# Results

This site presents the notes for a now concluded project on CPQ query graph canonization. The final report titled CPQ Keys: a survey of graph canonization algorithms is available for reading and the repository with all the code is available at RoanH/CPQKeys.

## Notes

- Overview of canonization algorithms
- Conjunctive Path Query (CPQ) Cores
- Conjunctive Path Query (CPQ) Syntax
- Language-aware Index
- Transforming directed graphs to undirected graphs
- Transforming edge labelled graphs to edge unlabelled graphs
- Treewidth

## Literature

Extended notes for specific papers:

- A Logspace Algorithm for Partial 2-Tree Canonization (2008)
- A partial k-arboretum of graphs with bounded treewidth (1998)
- A unifying method for the design of algorithms canonizing combinatorial objects (2019)
- An Improved Isomorphism Test for Bounded-tree-width Graphs (2020)
- Attacks On Difficult Instances Of Graph Isomorphism: Sequential And Parallel Algorithms (2009)
- Canonical representations of partial 2- and 3-trees (1992)
- Canonizing Graphs of Bounded Tree Width in Logspace (2017)
- Practical graph isomorphism, II (2014)
- Scott A method for representing graphs as rooted trees for graph canonization (2019)
- The isomorphism problem for k-trees is complete for logspace (2012)

### Current State

The current state of graph canonization for edge labelled directed graphs of treewidth 2 is not very rich.
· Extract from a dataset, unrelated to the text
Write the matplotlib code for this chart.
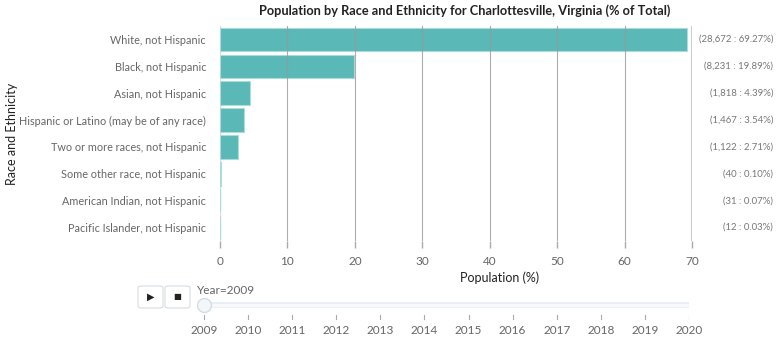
import numpy as np
import matplotlib.pyplot as plt
from matplotlib.patches import FancyBboxPatch

# Data
categories = [
    "White, not Hispanic",
    "Black, not Hispanic",
    "Asian, not Hispanic",
    "Hispanic or Latino (may be of any race)",
    "Two or more races, not Hispanic",
    "Some other race, not Hispanic",
    "American Indian, not Hispanic",
    "Pacific Islander, not Hispanic",
]
counts = [28672, 8231, 1818, 1467, 1122, 40, 31, 12]
percents = [69.27, 19.89, 4.39, 3.54, 2.71, 0.10, 0.07, 0.03]
x_ticks = [0, 10, 20, 30, 40, 50, 60, 70]
years = list(range(2009, 2021))
current_year = 2009

plt.rcParams['font.family'] = ['Lato', 'DejaVu Sans']

W, H = 780, 343
fig = plt.figure(figsize=(W / 100, H / 100), dpi=100)

def fx(px):
    return px / W

def fy(py):
    return 1 - py / H

# Main bar chart
ax = fig.add_axes([fx(220), fy(241), fx(692) - fx(220), fy(26) - fy(241)])
y = np.arange(len(categories))
ax.barh(y, percents, height=0.87, color='#5ab8b6', edgecolor='#a9dcda',
        linewidth=0.8, zorder=2)
ax.set_ylim(len(categories) - 0.5, -0.5)
ax.set_xlim(0, 70)

ax.set_xticks(x_ticks)
ax.set_xticklabels([str(t) for t in x_ticks], color='#666666', fontsize=8.5)
ax.set_yticks(y)
ax.set_yticklabels(categories, color='#666666', fontsize=7.8)
ax.tick_params(axis='y', length=0, pad=10)
ax.tick_params(axis='x', length=5, color='#aaaaaa', width=1, pad=6)

for t in x_ticks:
    if t == 0:
        ax.axvline(t, color='#dddddd', lw=1, zorder=1)
    elif t == 70:
        ax.axvline(t, color='#cccccc', lw=1.5, zorder=1)
    else:
        ax.axvline(t, color='#999999', lw=0.8, zorder=3, alpha=0.8)

for s in ax.spines.values():
    s.set_visible(False)

# Right-side annotations
for i, (c, p) in enumerate(zip(counts, percents)):
    ax.annotate(f"({c:,} : {p:.2f}%)", xy=(fx(773), i),
                xycoords=('figure fraction', 'data'),
                ha='right', va='center', fontsize=6.9, color='#777777')

fig.text(fx(465), fy(11),
         "Population by Race and Ethnicity for Charlottesville, Virginia (% of Total)",
         ha='center', va='center', fontsize=9.2, fontweight='bold', color='#222222')
fig.text(fx(500), fy(278), "Population (%)", ha='center', va='center',
         fontsize=9, color='#222222')
fig.text(fx(12), fy(134), "Race and Ethnicity", ha='center', va='center',
         rotation=90, fontsize=9, color='#222222')

# Slider
sax = fig.add_axes([fx(204), fy(340), fx(689) - fx(204), fy(290) - fy(340)])
sax.set_xlim(years[0], years[-1])
sax.set_ylim(0, 1)
sax.axis('off')
track_y = 0.7
sax.plot([years[0], years[-1]], [track_y, track_y], color='#e6ebf0',
         lw=4, solid_capstyle='round', zorder=1)
sax.plot([years[0], years[-1]], [track_y, track_y], color='#f7f9fb',
         lw=2.5, solid_capstyle='round', zorder=1)
for yr in years:
    sax.plot([yr, yr], [0.42, 0.5], color='#aaaaaa', lw=0.8)
    sax.text(yr, 0.2, str(yr), ha='center', va='center', fontsize=8.5,
             color='#666666', clip_on=False)
sax.plot([current_year], [track_y], marker='o', markersize=10,
         markerfacecolor='#f4f7fa', markeredgecolor='#d3dce4', zorder=3,
         clip_on=False)
fig.text(fx(197), fy(290), f"Year={current_year}", ha='left', va='center',
         fontsize=8.5, color='#666666')

# Play / stop buttons
for x0, glyph in [(138, '\u25B6'), (165, '\u25A0')]:
    box = FancyBboxPatch((fx(x0), fy(308)), fx(25), fy(286) - fy(308),
                         boxstyle='round,pad=0,rounding_size=0.005',
                         transform=fig.transFigure, facecolor='white',
                         edgecolor='#d6dde3', lw=0.8)
    fig.patches.append(box)
    fig.text(fx(x0 + 12.5), fy(297), glyph, ha='center', va='center',
             fontsize=6 if glyph == '\u25A0' else 7, color='#222222',
             family='DejaVu Sans')

fig.savefig('out.png', dpi=100)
There are a lot of algorithms for undirected graphs without edge labels. Some of these algorithms even achieve very good runtimes with some extra assumptions (e.g. planar graph, DAG, trees). However, work on extending these existing techniques to edge labelled or directed graphs is fairly limited. Some algorithms that support directed graphs do exist, such as nauty, bliss and conauto. For edge labels Scott claims that it is the only algorithm that supports them (this claim is both in the original 2019 paper and in the 2020 follow up paper). Presently, this still seems to be the case as the original Scott paper has only been cited twice according to Google scholar. So far I have not found any algorithms that natively support both edge labels and directed graphs.